While buildings burned in Kyiv, Ukraine’s Air Force reported waves of drones targeting the country’s central, southern, and eastern regions. Monitoring groups reported that upwards of 120 drones and decoys were bound for the capital. Dozens of cruise and ballistic missile were also launched towards various regions of Ukraine, the Air Force said.

In Kyiv Oblast, six people were injured in the overnight attack, including a child, Governor Mykola Kalashnyk said. Four victims were hospitalized due to cuts, burns, and head contusions. A 7-year-old boy suffered a facial injury and received medical treatment.

The clean-up operation after yet another mass Russian missile and drone attack on Kyiv, Ukraine, on Nov. 14, 2025. (Olena Zashko/The Kyiv Independent)

Homes, warehouses, industrial sites, and cars in the region were hit in the attack, Kalashnyk reported.

“I’m simply speechless,” Dmytro said. “You can’t fight against civilians like that. And even if you are fighting, have a conscience, fight against soldiers instead of civilians, grandmothers, old people, animals who are just sleeping in their beds.”

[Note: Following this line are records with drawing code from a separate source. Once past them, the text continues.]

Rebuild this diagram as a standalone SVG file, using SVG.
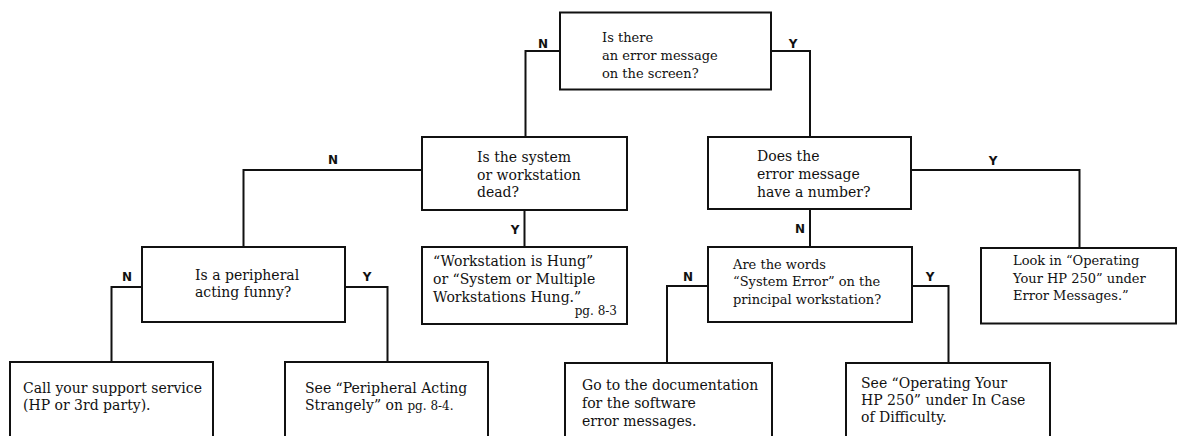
<svg xmlns="http://www.w3.org/2000/svg" width="1177" height="436" viewBox="0 0 1177 436">
<style>
.box{fill:#fff;stroke:#111;stroke-width:2}
.t{font-family:"DejaVu Serif","Liberation Serif",serif;font-size:14px;fill:#111}
.s{font-size:13px}
.pg{font-size:12px}
.lbl{font-family:"DejaVu Sans","Liberation Sans",sans-serif;font-size:12px;font-weight:bold;fill:#111;text-anchor:middle}
.c{fill:none;stroke:#111;stroke-width:2}
</style>
<rect width="1177" height="436" fill="#fff"/>
<g id="connectors">
<polyline class="c" points="560,51 525.5,51 525.5,137"/>
<polyline class="c" points="771,51 810,51 810,137"/>
<polyline class="c" points="422,170 243.5,170 243.5,247"/>
<polyline class="c" points="524.5,210 524.5,247"/>
<polyline class="c" points="911,170 1079.5,170 1079.5,248"/>
<polyline class="c" points="810,209 810,247"/>
<polyline class="c" points="142,287 111.5,287 111.5,362"/>
<polyline class="c" points="345,287 387.5,287 387.5,362"/>
<polyline class="c" points="708,286 667,286 667,363"/>
<polyline class="c" points="912,286 948.5,286 948.5,363"/>
<text class="lbl" x="543" y="48">N</text>
<text class="lbl" x="793" y="48">Y</text>
<text class="lbl" x="333" y="164">N</text>
<text class="lbl" x="515" y="234">Y</text>
<text class="lbl" x="993" y="165">Y</text>
<text class="lbl" x="800" y="233">N</text>
<text class="lbl" x="127" y="281">N</text>
<text class="lbl" x="367" y="281">Y</text>
<text class="lbl" x="688" y="281">N</text>
<text class="lbl" x="930" y="281">Y</text>
</g>
<g id="q-error-message">
<rect class="box" x="560" y="12.5" width="211" height="77"/>
<text class="t s" x="602" y="41.5">Is there</text>
<text class="t s" x="602" y="59.5">an error message</text>
<text class="t s" x="602" y="77.5">on the screen?</text>
</g>
<g id="q-system-dead">
<rect class="box" x="422" y="137" width="205" height="73"/>
<text class="t" x="477" y="162">Is the system</text>
<text class="t" x="477" y="179.5">or workstation</text>
<text class="t" x="477" y="197">dead?</text>
</g>
<g id="q-has-number">
<rect class="box" x="708" y="137" width="203" height="72"/>
<text class="t" x="757" y="161">Does the</text>
<text class="t" x="757" y="179">error message</text>
<text class="t" x="757" y="196.5">have a number?</text>
</g>
<g id="q-peripheral">
<rect class="box" x="142" y="247" width="203" height="75"/>
<text class="t" x="195" y="279.5">Is a peripheral</text>
<text class="t" x="195" y="297">acting funny?</text>
</g>
<g id="a-hung">
<rect class="box" x="422" y="247" width="205" height="77"/>
<text class="t" x="433" y="266">“Workstation is Hung”</text>
<text class="t" x="433" y="284">or “System or Multiple</text>
<text class="t" x="433" y="301.5">Workstations Hung.”</text>
<text class="t pg" x="617" y="315" text-anchor="end">pg. 8-3</text>
</g>
<g id="q-system-error">
<rect class="box" x="708" y="247" width="204" height="75"/>
<text class="t s" x="733" y="268.5">Are the words</text>
<text class="t s" x="733" y="286">“System Error” on the</text>
<text class="t s" x="733" y="303.5">principal workstation?</text>
</g>
<g id="a-look-in">
<rect class="box" x="981" y="248" width="195" height="75.5"/>
<text class="t s" x="1013" y="265">Look in “Operating</text>
<text class="t s" x="1013" y="282.5">Your HP 250” under</text>
<text class="t s" x="1013" y="299.5">Error Messages.”</text>
</g>
<g id="a-call-support">
<rect class="box" x="10" y="362" width="203" height="100"/>
<text class="t" x="23" y="392.5">Call your support service</text>
<text class="t" x="23" y="410">(HP or 3rd party).</text>
</g>
<g id="a-peripheral-strangely">
<rect class="box" x="285" y="362" width="203" height="100"/>
<text class="t" x="305" y="392.5">See “Peripheral Acting</text>
<text class="t" x="305" y="410">Strangely” on <tspan class="pg">pg. 8-4.</tspan></text>
</g>
<g id="a-documentation">
<rect class="box" x="565" y="363" width="207" height="100"/>
<text class="t" x="582" y="390">Go to the documentation</text>
<text class="t" x="582" y="408">for the software</text>
<text class="t" x="582" y="425.5">error messages.</text>
</g>
<g id="a-difficulty">
<rect class="box" x="846" y="363" width="204" height="100"/>
<text class="t" x="861" y="387.5">See “Operating Your</text>
<text class="t" x="861" y="405">HP 250” under In Case</text>
<text class="t" x="861" y="422">of Difficulty.</text>
</g>
</svg>
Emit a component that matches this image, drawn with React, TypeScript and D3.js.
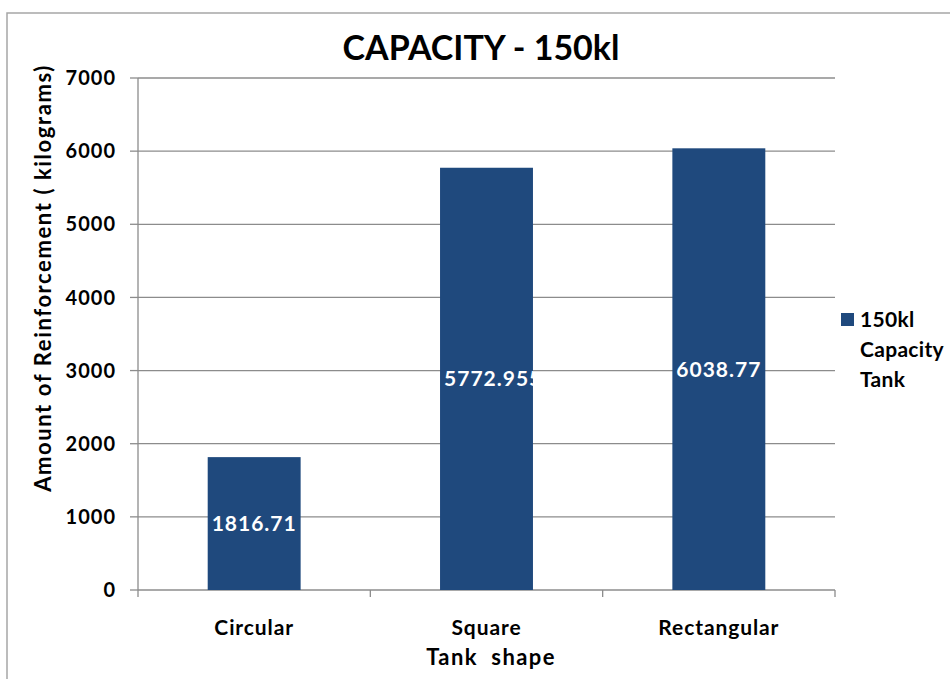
import React from "react";
import * as d3 from "d3";

const categories = ["Circular", "Square", "Rectangular"];
const values = [1816.71, 5772.955, 6038.77];
const valueLabels = ["1816.71", "5772.955", "6038.77"];
const yTicks = [0, 1000, 2000, 3000, 4000, 5000, 6000, 7000];
const title = "CAPACITY - 150kl";
const yTitle = "Amount of Reinforcement ( kilograms)";
const xTitle = "Tank  shape";
const legendLines = ["150kl", "Capacity", "Tank"];

const W = 950;
const H = 679;
const FONT = "Lato, 'Open Sans', sans-serif";
const BAR = "#1F497D";
const GRID = "#8c8c8c";

export default function App() {
  const left = 138, right = 835, top = 78, bottom = 590;
  const x = d3.scaleBand<string>().domain(categories).range([left, right]).paddingInner(0.6).paddingOuter(0.3);
  const xb = d3.scaleBand<string>().domain(categories).range([left, right]);
  const y = d3.scaleLinear().domain([0, 7000]).range([bottom, top]);

  return (
    <svg width={W} height={H} style={{ position: "absolute", left: 0, top: 0, background: "#fff" }} fontFamily={FONT}>
      <rect x={7} y={13} width={W} height={H} fill="#fff" stroke="#a6a6a6" strokeWidth={1.5} />
      <text x={481} y={60} textAnchor="middle" fontSize={34} fontWeight={700} fill="#000">{title}</text>
      {yTicks.map((t) => (
        <g key={t}>
          {t > 0 && <line x1={left} x2={right} y1={y(t)} y2={y(t)} stroke={GRID} strokeWidth={1.3} />}
          <line x1={left - 8} x2={left} y1={y(t)} y2={y(t)} stroke={GRID} strokeWidth={1.3} />
          <text x={116} y={y(t)} dy="0.36em" textAnchor="end" fontSize={20} letterSpacing={1} fontWeight={700} fill="#000">{t}</text>
        </g>
      ))}
      <line x1={left} x2={left} y1={top} y2={bottom} stroke={GRID} strokeWidth={1.3} />
      <line x1={left} x2={right} y1={bottom} y2={bottom} stroke={GRID} strokeWidth={1.3} />
      {[...categories.map((c) => xb(c)!), right].map((b, i) => (
        <line key={i} x1={b} x2={b} y1={bottom} y2={bottom + 7} stroke={GRID} strokeWidth={1.3} />
      ))}
      <defs>
        {categories.map((c, i) => (
          <clipPath id={`clip${i}`} key={c}>
            <rect x={x(c)} y={y(values[i])} width={x.bandwidth()} height={bottom - y(values[i])} />
          </clipPath>
        ))}
      </defs>
      {categories.map((c, i) => {
        const long = valueLabels[i].length > 7;
        return (
          <g key={c}>
            <rect x={x(c)} y={y(values[i])} width={x.bandwidth()} height={bottom - y(values[i])} fill={BAR} />
            <text clipPath={`url(#clip${i})`} x={long ? x(c)! + 4 : x(c)! + x.bandwidth() / 2} y={(y(values[i]) + bottom) / 2} dy="0.36em" textAnchor={long ? "start" : "middle"} fontSize={21} letterSpacing={1} fontWeight={700} fill="#fff">{valueLabels[i]}</text>
            <text x={xb(c)! + xb.bandwidth() / 2} y={635} textAnchor="middle" fontSize={21} letterSpacing={0.9} fontWeight={700} fill="#000">{c}</text>
          </g>
        );
      })}
      <text x={491} y={665} textAnchor="middle" fontSize={22} letterSpacing={1.4} fontWeight={700} fill="#000" style={{ whiteSpace: "pre" }}>{xTitle}</text>
      <text transform={`translate(51, 278) rotate(-90)`} textAnchor="middle" fontSize={22} letterSpacing={1.6} fontWeight={700} fill="#000">{yTitle}</text>
      <rect x={841} y={313} width={13} height={13} fill={BAR} />
      {legendLines.map((l, i) => (
        <text key={l} x={860} y={327 + i * 30} fontSize={21} letterSpacing={0.3} fontWeight={700} fill="#000">{l}</text>
      ))}
    </svg>
  );
}
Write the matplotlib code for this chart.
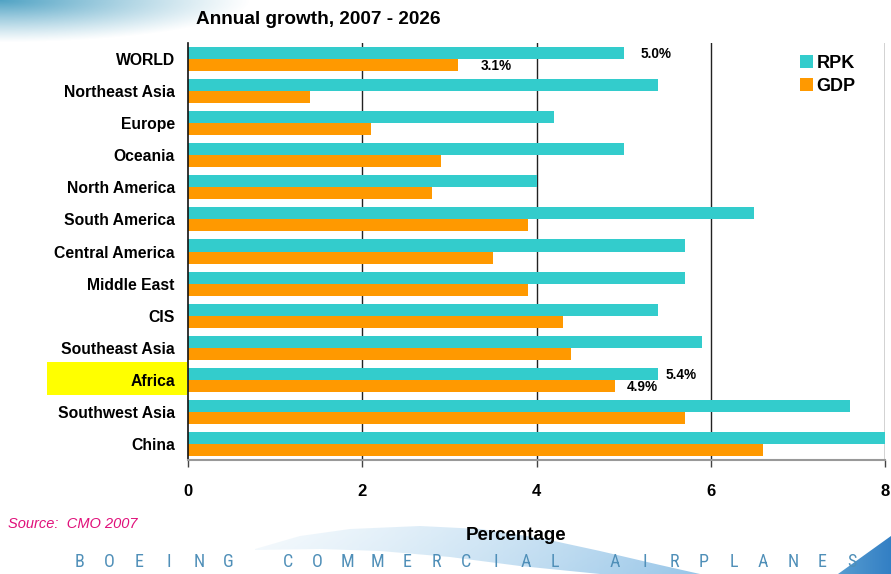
import numpy as np
import matplotlib
matplotlib.use("Agg")
import matplotlib.pyplot as plt
from matplotlib.patches import Rectangle, Polygon
from matplotlib import font_manager

plt.rcParams['font.family'] = ['Liberation Sans', 'DejaVu Sans']

# ---------------- data ----------------
regions = ["WORLD", "Northeast Asia", "Europe", "Oceania", "North America",
           "South America", "Central America", "Middle East", "CIS",
           "Southeast Asia", "Africa", "Southwest Asia", "China"]
rpk = [5.0, 5.4, 4.2, 5.0, 4.0, 6.5, 5.7, 5.7, 5.4, 5.9, 5.4, 7.6, 8.0]
gdp = [3.1, 1.4, 2.1, 2.9, 2.8, 3.9, 3.5, 3.9, 4.3, 4.4, 4.9, 5.7, 6.6]
xticks = [0, 2, 4, 6, 8]
highlight = "Africa"
labelled = {"WORLD": ("5.0%", "3.1%"), "Africa": ("5.4%", "4.9%")}

# ---------------- style ----------------
C_RPK = "#33CCCC"
C_GDP = "#FF9900"
W, H = 891, 574

avail = {f.name for f in font_manager.fontManager.ttflist}
brand_family = "Liberation Sans"
for cand in ["Liberation Sans Narrow", "Roboto Condensed", "Open Sans Condensed"]:
    if cand in avail:
        brand_family = cand
        break

fig = plt.figure(figsize=(W / 100, H / 100), dpi=100)

# background decoration axes (pixel coordinates)
bg = fig.add_axes([0, 0, 1, 1], zorder=0)
bg.set_xlim(0, W)
bg.set_ylim(H, 0)
bg.axis("off")

# top-left blue glow
yy, xx = np.mgrid[0:60, 0:320]
d = np.sqrt((xx / 250.0) ** 2 + (yy / 42.0) ** 2)
alpha = np.clip(1.0 - d, 0, 1) ** 1.1
img = np.zeros((60, 320, 4))
img[..., 0] = 0.28
img[..., 1] = 0.62
img[..., 2] = 0.76
img[..., 3] = alpha * 0.95
bg.imshow(img, extent=[0, 320, 60, 0], aspect="auto", zorder=0)

# bottom swoosh band
upper = [(255, 549), (300, 536), (350, 529), (420, 526), (480, 529), (540, 538),
         (600, 551), (660, 565), (700, 574)]
lower = [(600, 574), (520, 566), (450, 557), (380, 551), (320, 549), (255, 550)]
poly = Polygon(upper + lower, closed=True, transform=bg.transData)
sw = np.zeros((50, 460, 4))
sx = np.linspace(0, 1, 460)[None, :]
sy = np.linspace(0, 1, 50)[:, None]
sw[..., 0] = 0.62 - 0.25 * sx
sw[..., 1] = 0.80 - 0.15 * sx
sw[..., 2] = 0.92 - 0.06 * sx
sw[..., 3] = np.clip(0.08 + 0.5 * sx + 0.08 * sy, 0, 1)
im = bg.imshow(sw, extent=[250, 710, 574, 524], aspect="auto", zorder=0)
im.set_clip_path(poly)
# darker right tip
tip = Polygon([[838, 574], [891, 536], [891, 574]], closed=True,
              transform=bg.transData)
tg = np.zeros((40, 60, 4))
tx = np.linspace(0, 1, 60)[None, :]
tg[..., 0] = 0.35 - 0.15 * tx
tg[..., 1] = 0.62 - 0.12 * tx
tg[..., 2] = 0.82 - 0.05 * tx
tg[..., 3] = 1.0
im2 = bg.imshow(tg, extent=[835, 891, 574, 534], aspect="auto", zorder=1)
im2.set_clip_path(tip)

# Africa highlight box
bg.add_patch(Rectangle((47, 362), 140, 33, facecolor="#FFFF00",
                       edgecolor="none", zorder=1))

# ---------------- main chart ----------------
ax = fig.add_axes([188 / W, 1 - 460 / H, (885 - 188) / W, (460 - 43) / H], zorder=2)
ax.patch.set_alpha(0)
y = np.arange(len(regions))
bh = 0.375
ax.barh(y - bh / 2, rpk, height=bh, color=C_RPK, label="RPK", zorder=2)
ax.barh(y + bh / 2, gdp, height=bh, color=C_GDP, label="GDP", zorder=2)

ax.set_xlim(0, 8)
ax.set_ylim(len(regions) - 0.5, -0.5)
ax.set_xticks(xticks)
ax.set_xticklabels([str(v) for v in xticks], fontsize=12, fontweight="bold")
ax.tick_params(axis="x", direction="out", length=5, width=1, color="#444444", pad=12)
ax.set_yticks(y)
ax.set_yticklabels(regions, fontsize=11.3, fontweight="bold")
ax.tick_params(axis="y", length=0, pad=9.4)
for xv in xticks[1:]:
    ax.axvline(xv, color="#222222", lw=1, zorder=1)
for s in ["top", "right"]:
    ax.spines[s].set_visible(False)
ax.spines["left"].set_color("#111111")
ax.spines["left"].set_linewidth(1.2)
ax.spines["bottom"].set_color("#999999")
ax.spines["bottom"].set_linewidth(1.5)

# value labels
offs = {"WORLD": (17, 23), "Africa": (7, 12)}
for name, (lr, lg) in labelled.items():
    i = regions.index(name)
    o1, o2 = offs[name]
    ax.annotate(lr, (rpk[i], i - bh / 2), xytext=(o1, -1), textcoords="offset pixels",
                ha="left", va="center", fontsize=9.8, fontweight="bold", zorder=3)
    ax.annotate(lg, (gdp[i], i + bh / 2), xytext=(o2, -1), textcoords="offset pixels",
                ha="left", va="center", fontsize=9.8, fontweight="bold", zorder=3)

# title and axis label
fig.text(196 / W, 1 - 19 / H, "Annual growth, 2007 - 2026", ha="left", va="center",
         fontsize=13.7, fontweight="bold")
fig.text(516 / W, 1 - 535 / H, "Percentage", ha="center", va="center",
         fontsize=13.5, fontweight="bold", zorder=5)

# legend
fig.legend(loc="upper left", bbox_to_anchor=(800 / W, 1 - 55 / H), frameon=False,
           borderpad=0, borderaxespad=0,
           handlelength=0.72, handleheight=0.72, handletextpad=0.2, labelspacing=0.32,
           prop={"size": 13, "weight": "bold"})

# source
fig.text(8 / W, 1 - 524 / H, "Source:  CMO 2007", ha="left", va="center",
         fontsize=10.5, style="italic", color="#E0107A")

# Boeing wordmark
brand = "BOEING COMMERCIAL AIRPLANES"
for k, ch in enumerate(brand):
    if ch != " ":
        fig.text((80 + k * 29.7) / W, 1 - 562 / H, ch, ha="center", va="center",
                 fontsize=13, color="#4F8FB8", family=brand_family, zorder=5)

fig.savefig("out.png", dpi=100)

Russia has regularly launched large-scale attacks on Ukrainian cities since the start of Moscow’s full-scale invasion of Ukraine in February 2022.

In recent months, Moscow has intensified attacks on Ukrainian energy infrastructure in an attempt to plunge Ukraine into another harsh winter.

In the most recent large-scale attack on Nov. 8, Ukrainian cities sustained “one of the largest direct ballistic missile attacks on energy facilities” since the start of Russia’s full-scale invasion in February 2022, then-Energy Minister Svitlana Hrynchuk said.

The attack forced Ukrainian cities, including Kyiv, to implement over 12 hours of emergency power cuts to stabilize the energy situation.